* What to work on:
Copy the data below exactly, omitting any picture it contains.
------------------------------------
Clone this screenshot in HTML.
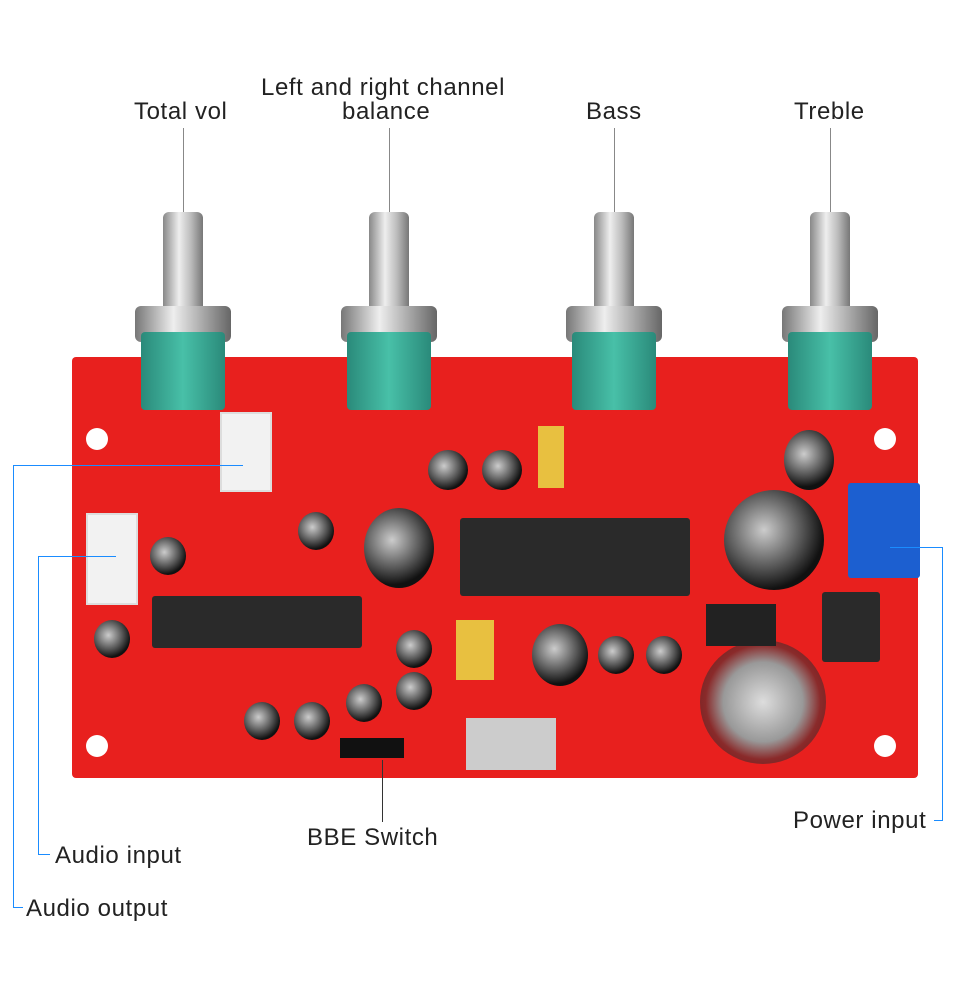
<!DOCTYPE html><html><head><style>
body{margin:0;width:960px;height:1000px;background:#fff;position:relative;overflow:hidden;font-family:"Liberation Sans","Noto Sans CJK SC",sans-serif}
div{position:absolute;box-sizing:border-box}
.t{font-size:24px;color:#222;white-space:nowrap;letter-spacing:0.6px}
.v{width:1px;background:#888}
.b{background:#1a8cff}
.shaft{width:40px;background:linear-gradient(90deg,#888,#eee 40%,#bbb 70%,#777);border-radius:6px 6px 0 0}
.nut{width:96px;height:36px;background:linear-gradient(90deg,#777,#eee 40%,#aaa 70%,#666);border-radius:6px}
.grn{width:84px;height:78px;background:linear-gradient(90deg,#2a8a7a,#48c0a8 50%,#2a8a7a);border-radius:4px}
.hole{width:22px;height:22px;border-radius:50%;background:#fff}
.chip{background:#2a2a2a;border-radius:3px}
.cap{border-radius:50%;background:radial-gradient(circle at 40% 40%,#ccc,#555 45%,#111 70%)}
.conn{background:#f2f2f2;border:2px solid #ddd}
</style></head><body>
<div class="t" style="left:134px;top:98px">Total vol</div>
<div class="t" style="left:261px;top:74px">Left and right channel</div>
<div class="t" style="left:342px;top:98px">balance</div>
<div class="t" style="left:586px;top:98px">Bass</div>
<div class="t" style="left:794px;top:98px">Treble</div>
<div class="v" style="left:183px;top:128px;height:90px"></div>
<div class="v" style="left:389px;top:128px;height:90px"></div>
<div class="v" style="left:614px;top:128px;height:90px"></div>
<div class="v" style="left:830px;top:128px;height:90px"></div>

<div style="left:72px;top:357px;width:846px;height:421px;background:#e8201e;border-radius:4px"></div>
<div class="hole" style="left:86px;top:428px"></div><div class="hole" style="left:874px;top:428px"></div>
<div class="hole" style="left:86px;top:735px"></div><div class="hole" style="left:874px;top:735px"></div>

<div class="shaft" style="left:163px;top:212px;height:100px"></div><div class="nut" style="left:135px;top:306px"></div><div class="grn" style="left:141px;top:332px"></div>
<div class="shaft" style="left:369px;top:212px;height:100px"></div><div class="nut" style="left:341px;top:306px"></div><div class="grn" style="left:347px;top:332px"></div>
<div class="shaft" style="left:594px;top:212px;height:100px"></div><div class="nut" style="left:566px;top:306px"></div><div class="grn" style="left:572px;top:332px"></div>
<div class="shaft" style="left:810px;top:212px;height:100px"></div><div class="nut" style="left:782px;top:306px"></div><div class="grn" style="left:788px;top:332px"></div>

<div class="conn" style="left:220px;top:412px;width:52px;height:80px"></div>
<div class="conn" style="left:86px;top:513px;width:52px;height:92px"></div>
<div class="chip" style="left:152px;top:596px;width:210px;height:52px"></div>
<div class="chip" style="left:460px;top:518px;width:230px;height:78px"></div>
<div class="cap" style="left:364px;top:508px;width:70px;height:80px"></div>
<div class="cap" style="left:724px;top:490px;width:100px;height:100px"></div>
<div class="cap" style="left:784px;top:430px;width:50px;height:60px"></div>
<div style="left:700px;top:640px;width:126px;height:124px;border-radius:50%;background:radial-gradient(circle,#ddd,#999 45%,#8a2a2a 65%,#5a1a1a)"></div>
<div style="left:848px;top:483px;width:72px;height:95px;background:#1c5fd0;border-radius:3px"></div>
<div class="chip" style="left:822px;top:592px;width:58px;height:70px"></div>
<div style="left:706px;top:604px;width:70px;height:42px;background:#222"></div>
<div style="left:466px;top:718px;width:90px;height:52px;background:#ccc"></div>
<div style="left:538px;top:426px;width:26px;height:62px;background:#e8c040"></div>
<div style="left:456px;top:620px;width:38px;height:60px;background:#e8c040"></div>
<div class="cap" style="left:532px;top:624px;width:56px;height:62px"></div>
<div class="cap" style="left:428px;top:450px;width:40px;height:40px"></div>
<div class="cap" style="left:482px;top:450px;width:40px;height:40px"></div>
<div class="cap" style="left:298px;top:512px;width:36px;height:38px"></div>
<div class="cap" style="left:150px;top:537px;width:36px;height:38px"></div>
<div class="cap" style="left:94px;top:620px;width:36px;height:38px"></div>
<div class="cap" style="left:598px;top:636px;width:36px;height:38px"></div>
<div class="cap" style="left:646px;top:636px;width:36px;height:38px"></div>
<div class="cap" style="left:396px;top:630px;width:36px;height:38px"></div>
<div class="cap" style="left:396px;top:672px;width:36px;height:38px"></div>
<div class="cap" style="left:346px;top:684px;width:36px;height:38px"></div>
<div class="cap" style="left:244px;top:702px;width:36px;height:38px"></div>
<div class="cap" style="left:294px;top:702px;width:36px;height:38px"></div>
<div style="left:340px;top:738px;width:64px;height:20px;background:#111"></div>

<div style="left:13px;top:465px;width:230px;height:1px;background:#1a8cff"></div>
<div style="left:13px;top:465px;width:1px;height:443px;background:#1a8cff"></div>
<div style="left:13px;top:907px;width:10px;height:1px;background:#1a8cff"></div>
<div class="b" style="left:38px;top:556px;width:78px;height:1px"></div>
<div class="b" style="left:38px;top:556px;width:1px;height:299px"></div>
<div class="b" style="left:38px;top:854px;width:12px;height:1px"></div>
<div class="b" style="left:890px;top:547px;width:53px;height:1px"></div>
<div class="b" style="left:942px;top:547px;width:1px;height:274px"></div>
<div class="b" style="left:934px;top:820px;width:9px;height:1px"></div>
<div class="v" style="left:382px;top:760px;height:62px;background:#333"></div>
<div class="t" style="left:26px;top:895px">Audio output</div>
<div class="t" style="left:55px;top:842px">Audio input</div>
<div class="t" style="left:307px;top:824px">BBE Switch</div>
<div class="t" style="left:793px;top:807px">Power input</div>
</body></html>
------------------------------------
* Result of the exercise:
Clone this screenshot in HTML.
<!DOCTYPE html><html><head><style>
body{margin:0;width:960px;height:1000px;background:#fff;position:relative;overflow:hidden;font-family:"Liberation Sans","Noto Sans CJK SC",sans-serif}
div{position:absolute;box-sizing:border-box}
.t{font-size:24px;color:#222;white-space:nowrap;letter-spacing:0.6px}
.v{width:1px;background:#888}
.b{background:#1a8cff}
.shaft{width:40px;background:linear-gradient(90deg,#888,#eee 40%,#bbb 70%,#777);border-radius:6px 6px 0 0}
.nut{width:96px;height:36px;background:linear-gradient(90deg,#777,#eee 40%,#aaa 70%,#666);border-radius:6px}
.grn{width:84px;height:78px;background:linear-gradient(90deg,#2a8a7a,#48c0a8 50%,#2a8a7a);border-radius:4px}
.hole{width:22px;height:22px;border-radius:50%;background:#fff}
.chip{background:#2a2a2a;border-radius:3px}
.cap{border-radius:50%;background:radial-gradient(circle at 40% 40%,#ccc,#555 45%,#111 70%)}
.conn{background:#f2f2f2;border:2px solid #ddd}
</style></head><body>
<div class="t" style="left:134px;top:98px">Total vol</div>
<div class="t" style="left:261px;top:74px">Left and right channel</div>
<div class="t" style="left:342px;top:98px">balance</div>
<div class="t" style="left:586px;top:98px">Bass</div>
<div class="t" style="left:794px;top:98px">Treble</div>
<div class="v" style="left:183px;top:128px;height:90px"></div>
<div class="v" style="left:389px;top:128px;height:90px"></div>
<div class="v" style="left:614px;top:128px;height:90px"></div>
<div class="v" style="left:830px;top:128px;height:90px"></div>

<div style="left:72px;top:357px;width:846px;height:421px;background:#e8201e;border-radius:4px"></div>
<div class="hole" style="left:86px;top:428px"></div><div class="hole" style="left:874px;top:428px"></div>
<div class="hole" style="left:86px;top:735px"></div><div class="hole" style="left:874px;top:735px"></div>

<div class="shaft" style="left:163px;top:212px;height:100px"></div><div class="nut" style="left:135px;top:306px"></div><div class="grn" style="left:141px;top:332px"></div>
<div class="shaft" style="left:369px;top:212px;height:100px"></div><div class="nut" style="left:341px;top:306px"></div><div class="grn" style="left:347px;top:332px"></div>
<div class="shaft" style="left:594px;top:212px;height:100px"></div><div class="nut" style="left:566px;top:306px"></div><div class="grn" style="left:572px;top:332px"></div>
<div class="shaft" style="left:810px;top:212px;height:100px"></div><div class="nut" style="left:782px;top:306px"></div><div class="grn" style="left:788px;top:332px"></div>

<div class="conn" style="left:220px;top:412px;width:52px;height:80px"></div>
<div class="conn" style="left:86px;top:513px;width:52px;height:92px"></div>
<div class="chip" style="left:152px;top:596px;width:210px;height:52px"></div>
<div class="chip" style="left:460px;top:518px;width:230px;height:78px"></div>
<div class="cap" style="left:364px;top:508px;width:70px;height:80px"></div>
<div class="cap" style="left:724px;top:490px;width:100px;height:100px"></div>
<div class="cap" style="left:784px;top:430px;width:50px;height:60px"></div>
<div style="left:700px;top:640px;width:126px;height:124px;border-radius:50%;background:radial-gradient(circle,#ddd,#999 45%,#8a2a2a 65%,#5a1a1a)"></div>
<div style="left:848px;top:483px;width:72px;height:95px;background:#1c5fd0;border-radius:3px"></div>
<div class="chip" style="left:822px;top:592px;width:58px;height:70px"></div>
<div style="left:706px;top:604px;width:70px;height:42px;background:#222"></div>
<div style="left:466px;top:718px;width:90px;height:52px;background:#ccc"></div>
<div style="left:538px;top:426px;width:26px;height:62px;background:#e8c040"></div>
<div style="left:456px;top:620px;width:38px;height:60px;background:#e8c040"></div>
<div class="cap" style="left:532px;top:624px;width:56px;height:62px"></div>
<div class="cap" style="left:428px;top:450px;width:40px;height:40px"></div>
<div class="cap" style="left:482px;top:450px;width:40px;height:40px"></div>
<div class="cap" style="left:298px;top:512px;width:36px;height:38px"></div>
<div class="cap" style="left:150px;top:537px;width:36px;height:38px"></div>
<div class="cap" style="left:94px;top:620px;width:36px;height:38px"></div>
<div class="cap" style="left:598px;top:636px;width:36px;height:38px"></div>
<div class="cap" style="left:646px;top:636px;width:36px;height:38px"></div>
<div class="cap" style="left:396px;top:630px;width:36px;height:38px"></div>
<div class="cap" style="left:396px;top:672px;width:36px;height:38px"></div>
<div class="cap" style="left:346px;top:684px;width:36px;height:38px"></div>
<div class="cap" style="left:244px;top:702px;width:36px;height:38px"></div>
<div class="cap" style="left:294px;top:702px;width:36px;height:38px"></div>
<div style="left:340px;top:738px;width:64px;height:20px;background:#111"></div>

<div style="left:13px;top:465px;width:230px;height:1px;background:#1a8cff"></div>
<div style="left:13px;top:465px;width:1px;height:443px;background:#1a8cff"></div>
<div style="left:13px;top:907px;width:10px;height:1px;background:#1a8cff"></div>
<div class="b" style="left:38px;top:556px;width:78px;height:1px"></div>
<div class="b" style="left:38px;top:556px;width:1px;height:299px"></div>
<div class="b" style="left:38px;top:854px;width:12px;height:1px"></div>
<div class="b" style="left:890px;top:547px;width:53px;height:1px"></div>
<div class="b" style="left:942px;top:547px;width:1px;height:274px"></div>
<div class="b" style="left:934px;top:820px;width:9px;height:1px"></div>
<div class="v" style="left:382px;top:760px;height:62px;background:#333"></div>
<div class="t" style="left:26px;top:895px">Audio output</div>
<div class="t" style="left:55px;top:842px">Audio input</div>
<div class="t" style="left:307px;top:824px">BBE Switch</div>
<div class="t" style="left:793px;top:807px">Power input</div>
</body></html>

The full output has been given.